A Brief Love Letter to Poetry, and how the American Public School System Failed Me.

Jonah Jacobs, Reporter

In essence, poetry can be understood as the expression and communication of meaning through the manipulation of language, but what does that mean, and what does it mean to me? I think the key to understanding what poetry is, is to understand what it isn’t.

An author of prose can be likened to a photographer, he can use any camera he wants, he can use any combination of lenses or methods of digital processing in her repertoire, but ultimately he captures the reality of the thing. This thing may be fantastical or mundane, the photographer more or less skilled, but he cannot change the subject without changing the subject. A poet is more similar to a painter, no matter how real or naturalistic the painting is, every brush stroke matters to the message the painter is trying to convey through their canvas. A poet does not merely use the language and its ordinary rules as a medium to tell a story or convey a message, a poet endeavors to use every aspect of their chosen language to convey their subject.

While aspects of poetic language are commonly used in prose – evidenced by the extended simile in my comparison – another common hallmark of poetry is the use of a variety of methods to manipulate how the poem is read. More common examples of these methods lie in the use of rhyme scheme and meter, both of which serve to modify the reader’s inner voice. One who peers more deeply into how poets accomplish this may discover elements of music theory, with decrescendo and rhythm being quintessential to poetic meter.

And yet, I feel that the various curricula of the United States Public School System and their designers have done a particular disservice to the art of poetry. Particularly, and purely anecdotally, to the way that students are taught to consume it. Talking to my fellow students about the subject, I notice a trend of people being unable to even discern a difference between prose and poetry, and questioning if it matters. I think the general problem of the way poetry is taught in schools is that it is taught in the same way as prose, and often worse. Poetry is not taught as an art, but as a jigsaw puzzle, a series of pieces in a specified order to be put together according to the guidelines set forth by the instructor.

In conclusion, I love poetry, and I dearly wish that others will be able to find their own love for the art of language.
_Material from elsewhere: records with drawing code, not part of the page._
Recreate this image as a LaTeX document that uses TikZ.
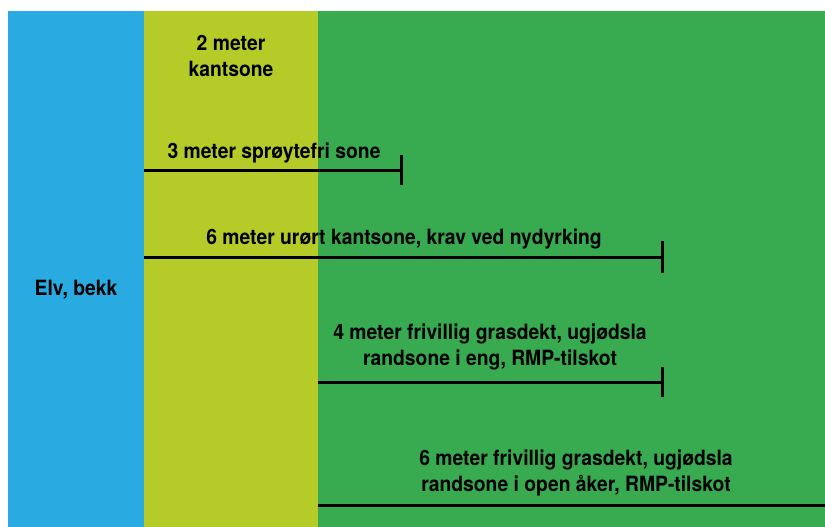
\documentclass[tikz,border=0pt]{standalone}
\usepackage{fontspec}
\setmainfont{TeX Gyre Heros}[FakeStretch=0.92]
\usetikzlibrary{arrows.meta}
\definecolor{elv}{HTML}{29ABE2}
\definecolor{kant}{HTML}{B4CB28}
\definecolor{aaker}{HTML}{38AA4F}

\begin{document}
\begin{tikzpicture}[
    x=1pt, y=-1pt,
    zone/.style={fill=#1, draw=none},
    lbl/.style={font=\bfseries\fontsize{21}{26.5}\selectfont, align=center, inner sep=0pt},
    soneline/.style={line width=3pt},
  ]
  \useasboundingbox (0,0) rectangle (825,527);
  \fill[zone=elv]   (8,11)   rectangle (144,527);
  \fill[zone=kant]  (144,11) rectangle (318,527);
  \fill[zone=aaker] (318,11) rectangle (825,527);

  \node[lbl] (elv)  at (76,290) {Elv, bekk};
  \node[lbl] (kant) at (231,56) {2 meter\\kantsone};

  \coordinate (s3a) at (144,170); \coordinate (s3b) at (403,170);
  \coordinate (s6a) at (144,257); \coordinate (s6b) at (664,257);
  \coordinate (f4a) at (318,382); \coordinate (f4b) at (664,382);
  \coordinate (f6a) at (318,505); \coordinate (f6b) at (825,505);

  \draw[soneline, -{Bar[width=30pt]}] (s3a) -- (s3b);
  \draw[soneline, -{Bar[width=32pt]}] (s6a) -- (s6b);
  \draw[soneline, -{Bar[width=30pt]}] (f4a) -- (f4b);
  \draw[soneline] (f6a) -- (f6b);

  \node[lbl] (t3) at (274,153) {3 meter sprøytefri sone};
  \node[lbl] (t6) at (404,239) {6 meter urørt kantsone, krav ved nydyrking};
  \node[lbl] (t4) at (490,347) {4 meter frivillig grasdekt, ugjødsla\\randsone i eng, RMP-tilskot};
  \node[lbl] (t6f) at (576,473) {6 meter frivillig grasdekt, ugjødsla\\randsone i open åker, RMP-tilskot};
\end{tikzpicture}
\end{document}
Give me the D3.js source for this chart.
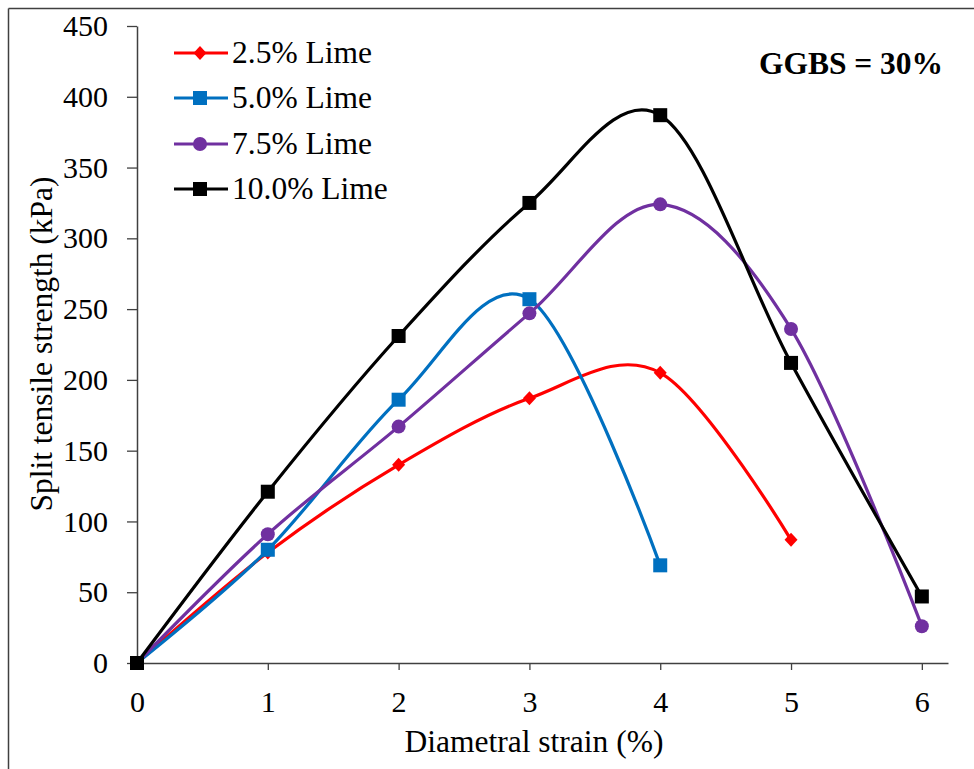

If this piece contributes to that in any way, it will have fulfilled its purpose.

Addendum: A shortlist of my favorite poets, if you are struggling to find something to read, please consider the following;
Pablo Neruda,
Stephen Crane,
Emily Dickinson,
Maya Angelou,
Walt Whitman,
and William Shakespeare.
Note that this list only contains primarily English-language poets, as I believe poetry is most effectively enjoyed in its original language. Exceptions are those poets who I believe to have satisfactory English translations. If you speak a language other than English, please seek out poetry in that language and enjoy it in its unaltered form.